Since August 1, 2013, Mr. Lee and the Company have entered into the following equity investment transactions:

 

    On October 1, 2013, Mr. Lee and his spouse purchased an aggregate of 246,429 shares of Common Stock for $172,500.

 

    On October 1, 2013, Mr. Lee exercised an outstanding warrant for 250,000 shares of Common Stock for an aggregate exercise price of $162,500.

 

    On December 10, 2013, Mr. Lee and his spouse purchased an aggregate of 800,000 shares of Common Stock for $800,000. In connection with his participation in the August 2014 Financing (as defined below), Mr. Lee and his spouse received warrants to purchase up to an aggregate of 266,666 shares of Common Stock at an exercise price of $0.01 per share related to the shares they acquired in the December 10, 2013 financing. The Company issued the warrant to lower the cost average price Mr. Lee and his spouse paid for their shares in the December 10, 2013 financing to $0.75 per share.

 

    On March 3, 2014, Mr. Lee and his spouse purchased an aggregate of 100,000 shares of Common Stock for $100,000. In connection with his participation in the August 2014 Financing, Mr. Lee and his spouse received warrants to purchase up to an aggregate of 33,333 shares of Common Stock at an exercise price of $0.01 per share. The Company issued the warrants to lower the cost average price Mr. Lee and his spouse paid for their shares in the March 3, 2014 financing to $0.75 per share.

 

    On August 23, 2014, the Company completed the first closing of a private placement in which it issued Units at a purchase price of $0.75 per Unit, with each Unit consisting of one share of common stock and a warrant to purchase 0.4 of a share of common stock with an exercise price of $0.75 per share (the “August 2014 Financing”). On August 29, 2014, Mr. Lee and his spouse invested an aggregate of $600,000 in the second closing of the August 2014 Financing, acquiring an aggregate of 800,000 shares of Common Stock and warrants to purchase up to 320,000 shares of Common Stock at an exercise price of $0.75 per share.

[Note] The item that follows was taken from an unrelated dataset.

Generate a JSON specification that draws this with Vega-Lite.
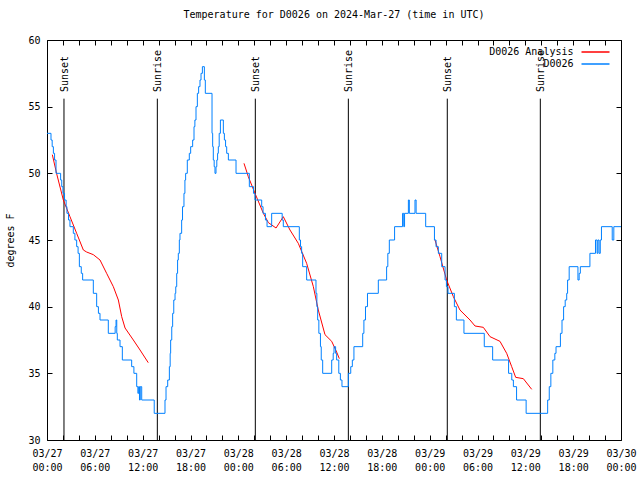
{
  "$schema": "https://vega.github.io/schema/vega-lite/v6.json",
  "width": 574,
  "height": 400,
  "autosize": {"type": "none"},
  "padding": {"left": 47, "top": 40, "right": 19, "bottom": 40},
  "background": "white",
  "title": {"text": "Temperature for D0026 on 2024-Mar-27 (time in UTC)", "font": "DejaVu Sans Mono", "fontSize": 10, "fontWeight": "normal", "color": "black", "anchor": "middle", "offset": 15},
  "config": {
    "view": {"stroke": "black", "strokeWidth": 1},
    "font": "DejaVu Sans Mono",
    "axis": {"grid": false, "domain": false, "labelColor": "black", "labelFont": "DejaVu Sans Mono", "labelFontSize": 10, "titleFont": "DejaVu Sans Mono", "titleFontSize": 10, "titleFontWeight": "normal", "titleColor": "black"},
    "legend": {"labelFont": "DejaVu Sans Mono", "labelFontSize": 10, "labelColor": "black"}
  },
  "datasets": {
    "obs": [
      {"h":0,"t":53},{"h":0.5,"t":52.5},{"h":0.65,"t":52},{"h":0.8,"t":51.5},{"h":0.95,"t":51},{"h":1.13,"t":50},{"h":1.71,"t":49.5},{"h":1.85,"t":49},{"h":2.0,"t":48.5},{"h":2.2,"t":48},{"h":2.4,"t":47.5},{"h":2.5,"t":47},{"h":2.7,"t":46.5},{"h":2.88,"t":46},{"h":3.3,"t":45.5},{"h":3.5,"t":45},{"h":3.72,"t":44.5},{"h":3.9,"t":44},{"h":4.06,"t":43},{"h":4.3,"t":42.5},{"h":4.47,"t":42},{"h":5.81,"t":41},{"h":6.23,"t":40},{"h":6.45,"t":39.5},{"h":6.65,"t":39},{"h":7.69,"t":38},{"h":8.55,"t":38.5},{"h":8.66,"t":39},{"h":8.75,"t":38},{"h":8.82,"t":37.5},{"h":9.16,"t":37},{"h":9.45,"t":36},{"h":10.62,"t":35.5},{"h":10.9,"t":35},{"h":11.25,"t":34},{"h":11.4,"t":33.5},{"h":11.5,"t":34},{"h":11.6,"t":33},{"h":11.7,"t":34},{"h":11.88,"t":33},{"h":13.45,"t":32},{"h":14.8,"t":33},{"h":14.93,"t":34},{"h":15.14,"t":34.5},{"h":15.35,"t":35.5},{"h":15.45,"t":36.5},{"h":15.51,"t":37.5},{"h":15.65,"t":38.5},{"h":15.76,"t":39.5},{"h":15.9,"t":40.5},{"h":16.06,"t":41},{"h":16.15,"t":41.5},{"h":16.27,"t":42.5},{"h":16.38,"t":43.5},{"h":16.47,"t":44},{"h":16.6,"t":45},{"h":16.68,"t":45.5},{"h":16.89,"t":46.5},{"h":17.0,"t":47.5},{"h":17.18,"t":48.5},{"h":17.3,"t":49.5},{"h":17.39,"t":50},{"h":17.6,"t":51},{"h":17.85,"t":51.5},{"h":18.02,"t":52},{"h":18.27,"t":52.5},{"h":18.44,"t":53.5},{"h":18.55,"t":54},{"h":18.69,"t":55},{"h":18.86,"t":56},{"h":19.02,"t":56.5},{"h":19.19,"t":57},{"h":19.32,"t":57.5},{"h":19.49,"t":58},{"h":19.74,"t":57},{"h":19.86,"t":56},{"h":20.7,"t":53},{"h":20.78,"t":52},{"h":20.86,"t":51},{"h":20.97,"t":50.5},{"h":21.07,"t":50},{"h":21.2,"t":50.5},{"h":21.3,"t":51},{"h":21.4,"t":51.5},{"h":21.49,"t":52},{"h":21.6,"t":53},{"h":21.75,"t":54},{"h":22.12,"t":53},{"h":22.25,"t":52.5},{"h":22.4,"t":52},{"h":22.54,"t":51.5},{"h":22.75,"t":51},{"h":23.71,"t":50},{"h":25.38,"t":49},{"h":25.9,"t":48.5},{"h":26.09,"t":48},{"h":26.93,"t":47.5},{"h":27.1,"t":47},{"h":27.4,"t":46.5},{"h":27.6,"t":46},{"h":28.18,"t":47},{"h":29.5,"t":46.5},{"h":29.64,"t":46},{"h":31.65,"t":45},{"h":31.8,"t":44.5},{"h":31.94,"t":44},{"h":32.07,"t":43},{"h":32.57,"t":42},{"h":33.74,"t":41},{"h":33.85,"t":40},{"h":33.95,"t":39},{"h":34.1,"t":38},{"h":34.3,"t":37},{"h":34.4,"t":36},{"h":34.58,"t":35},{"h":35.71,"t":36},{"h":35.9,"t":36.5},{"h":36.0,"t":37},{"h":36.2,"t":36.5},{"h":36.33,"t":36},{"h":36.6,"t":35},{"h":36.8,"t":34.5},{"h":37.0,"t":34},{"h":37.8,"t":35},{"h":38.1,"t":35.5},{"h":38.3,"t":36},{"h":38.5,"t":37},{"h":39.6,"t":38},{"h":39.75,"t":39},{"h":39.95,"t":40},{"h":40.2,"t":41},{"h":41.56,"t":42},{"h":42.6,"t":43},{"h":42.75,"t":44},{"h":42.94,"t":45},{"h":43.6,"t":46},{"h":44.6,"t":47},{"h":44.75,"t":46},{"h":44.85,"t":47},{"h":45.33,"t":48},{"h":45.45,"t":47},{"h":46.16,"t":48},{"h":46.3,"t":47},{"h":47.5,"t":46},{"h":48.6,"t":45},{"h":48.8,"t":44.5},{"h":49.09,"t":44},{"h":49.51,"t":43},{"h":49.93,"t":42},{"h":50.1,"t":41.5},{"h":50.3,"t":41},{"h":51.1,"t":40},{"h":51.35,"t":39},{"h":52.3,"t":38},{"h":54.85,"t":37},{"h":55.9,"t":36},{"h":57.9,"t":35},{"h":58.3,"t":34.5},{"h":58.5,"t":34},{"h":58.9,"t":33},{"h":60.1,"t":32},{"h":62.8,"t":33},{"h":63.0,"t":34},{"h":63.2,"t":35},{"h":63.45,"t":36},{"h":63.7,"t":36.5},{"h":63.85,"t":37},{"h":64.4,"t":38},{"h":64.6,"t":39},{"h":64.8,"t":40},{"h":65.0,"t":40.5},{"h":65.19,"t":41},{"h":65.3,"t":42},{"h":65.5,"t":43},{"h":66.6,"t":42},{"h":66.75,"t":42.5},{"h":66.9,"t":43},{"h":68.1,"t":44},{"h":68.8,"t":45},{"h":69.0,"t":44},{"h":69.1,"t":45},{"h":69.25,"t":44},{"h":69.4,"t":45},{"h":69.55,"t":46},{"h":70.9,"t":45},{"h":71.1,"t":46},{"h":72,"t":46}
    ],
    "ana": [
      {"seg":1,"h":0.67,"t":51.4},{"seg":1,"h":1.2,"t":50},{"seg":1,"h":2.05,"t":48},{"seg":1,"h":2.88,"t":46.75},{"seg":1,"h":3.72,"t":45.5},{"seg":1,"h":4.56,"t":44.25},{"seg":1,"h":4.97,"t":44.1},{"seg":1,"h":5.81,"t":43.9},{"seg":1,"h":6.65,"t":43.5},{"seg":1,"h":7.48,"t":42.5},{"seg":1,"h":8.32,"t":41.5},{"seg":1,"h":8.95,"t":40.5},{"seg":1,"h":9.37,"t":39.25},{"seg":1,"h":9.79,"t":38.4},{"seg":1,"h":10.83,"t":37.5},{"seg":1,"h":11.67,"t":36.75},{"seg":1,"h":12.7,"t":35.8},
      {"seg":2,"h":24.71,"t":50.75},{"seg":2,"h":25.25,"t":49.75},{"seg":2,"h":26.09,"t":48.5},{"seg":2,"h":27.14,"t":47},{"seg":2,"h":27.77,"t":46.3},{"seg":2,"h":28.73,"t":45.9},{"seg":2,"h":29.64,"t":46.75},{"seg":2,"h":30.48,"t":45.75},{"seg":2,"h":31.52,"t":44.75},{"seg":2,"h":32.57,"t":43.25},{"seg":2,"h":33.41,"t":41.5},{"seg":2,"h":34.03,"t":39.75},{"seg":2,"h":34.87,"t":37.9},{"seg":2,"h":35.71,"t":37.4},{"seg":2,"h":36.33,"t":36.6},{"seg":2,"h":36.67,"t":36.1},
      {"seg":3,"h":48.67,"t":45},{"seg":3,"h":49.3,"t":43.75},{"seg":3,"h":50.13,"t":42},{"seg":3,"h":50.97,"t":40.75},{"seg":3,"h":51.8,"t":39.75},{"seg":3,"h":53.06,"t":39},{"seg":3,"h":53.69,"t":38.55},{"seg":3,"h":54.73,"t":38.45},{"seg":3,"h":55.57,"t":37.75},{"seg":3,"h":56.82,"t":37.4},{"seg":3,"h":57.66,"t":36.5},{"seg":3,"h":58.29,"t":35.5},{"seg":3,"h":58.79,"t":34.7},{"seg":3,"h":59.75,"t":34.6},{"seg":3,"h":60.8,"t":33.8}
    ],
    "sun": [
      {"h":2.13,"event":"Sunset"},{"h":13.84,"event":"Sunrise"},{"h":26.13,"event":"Sunset"},{"h":37.8,"event":"Sunrise"},{"h":50.21,"event":"Sunset"},{"h":61.88,"event":"Sunrise"}
    ]
  },
  "layer": [
    {
      "data": {"name": "sun"},
      "mark": {"type": "rule", "color": "black", "strokeWidth": 1},
      "encoding": {
        "x": {"field": "h", "type": "quantitative", "scale": {"domain": [0, 72], "nice": false, "zero": false}, "axis": null},
        "y": {"datum": 30, "type": "quantitative", "scale": {"domain": [30, 60], "nice": false, "zero": false}, "axis": null},
        "y2": {"datum": 55.6}
      }
    },
    {
      "data": {"name": "sun"},
      "mark": {"type": "text", "angle": 270, "align": "left", "baseline": "middle", "font": "DejaVu Sans Mono", "fontSize": 10, "color": "black", "dy": 1},
      "encoding": {
        "x": {"field": "h", "type": "quantitative", "axis": null},
        "y": {"datum": 56.1, "type": "quantitative", "axis": null},
        "text": {"field": "event"}
      }
    },
    {
      "data": {"name": "ana"},
      "transform": [{"calculate": "'D0026 Analysis'", "as": "series"}],
      "mark": {"type": "line", "strokeWidth": 1, "interpolate": "linear"},
      "encoding": {
        "x": {"field": "h", "type": "quantitative", "axis": {"orient": "top", "values": [0,2,4,6,8,10,12,14,16,18,20,22,24,26,28,30,32,34,36,38,40,42,44,46,48,50,52,54,56,58,60,62,64,66,68,70,72], "labels": false, "title": null, "ticks": true, "tickColor": "black", "tickSize": 5, "tickWidth": 1, "offset": -5, "zindex": 1}},
        "y": {"field": "t", "type": "quantitative", "axis": {"orient": "right", "values": [30,35,40,45,50,55,60], "labels": false, "title": null, "ticks": true, "tickColor": "black", "tickSize": 5, "tickWidth": 1, "offset": -5, "zindex": 1}},
        "detail": {"field": "seg"},
        "color": {"field": "series", "type": "nominal", "scale": {"domain": ["D0026 Analysis", "D0026"], "range": ["#ff0000", "#0080ff"]},
          "legend": {"title": null, "orient": "none", "legendX": 542.5, "legendY": 6, "symbolType": "M-2.8,0H2.8", "symbolSize": 100, "symbolStrokeWidth": 1.5, "labelAlign": "right", "labelOffset": -28, "rowPadding": 1, "padding": 0}}
      }
    },
    {
      "data": {"name": "obs"},
      "transform": [{"calculate": "'D0026'", "as": "series"}],
      "mark": {"type": "line", "strokeWidth": 1, "interpolate": "step-after"},
      "encoding": {
        "x": {"field": "h", "type": "quantitative", "axis": {"orient": "bottom", "values": [0,2,4,6,8,10,12,14,16,18,20,22,24,26,28,30,32,34,36,38,40,42,44,46,48,50,52,54,56,58,60,62,64,66,68,70,72], "labelExpr": "datum.value % 6 == 0 ? ['03/' + (27 + floor(datum.value / 24)), (datum.value % 24 < 10 ? '0' : '') + (datum.value % 24) + ':00'] : ''", "labelOverlap": false, "labelBound": false, "labelFlush": false, "labelLineHeight": 14, "labelPadding": 8, "title": null, "ticks": true, "tickColor": "black", "tickSize": 5, "tickWidth": 1, "offset": -5, "zindex": 1}},
        "y": {"field": "t", "type": "quantitative", "axis": {"orient": "left", "values": [30,35,40,45,50,55,60], "title": "degrees F", "titlePadding": 12, "labelPadding": 7, "ticks": true, "tickColor": "black", "tickSize": 5, "tickWidth": 1, "offset": -5, "zindex": 1}},
        "color": {"field": "series", "type": "nominal"}
      }
    }
  ]
}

Item 9.01. Financial Statements and Exhibits.

(d) Exhibits

 

10.1    Form of RSU Agreement between Pure Bioscience, Inc. and Non-employee directors (incorporated by reference to Exhibit 10.36 to the Annual Report on Form 10-K filed with the SEC on October 24, 2013).
10.2    Form of Officer and Director Indemnification Agreement (incorporated by reference to Exhibit 10.2 of the Annual Report on Form 10-K filed with the SEC on October 24, 2013).
99.1    Press Release, dated October 27, 2014.


SIGNATURES

Pursuant to the requirements of the Securities Exchange Act of 1934, the registrant has duly caused this report to be signed on its behalf by the undersigned hereunto duly authorized.

 

    PURE BIOSCIENCE, INC.
Dated: October 27, 2014     By:  

/s/ Henry R. Lambert

      Henry R. Lambert
      Chief Executive Officer


EXHIBIT INDEX

 

Exhibit
Number

  

Description

10.1    Form of RSU Agreement between Pure Bioscience, Inc. and Non-employee directors (incorporated by reference to Exhibit 10.36 to the Annual Report on Form 10-K filed with the SEC on October 24, 2013).
10.2    Form of Officer and Director Indemnification Agreement (incorporated by reference to Exhibit 10.2 of the Annual Report on Form 10-K filed with the SEC on October 24, 2013).
99.1    Press Release, dated October 27, 2014.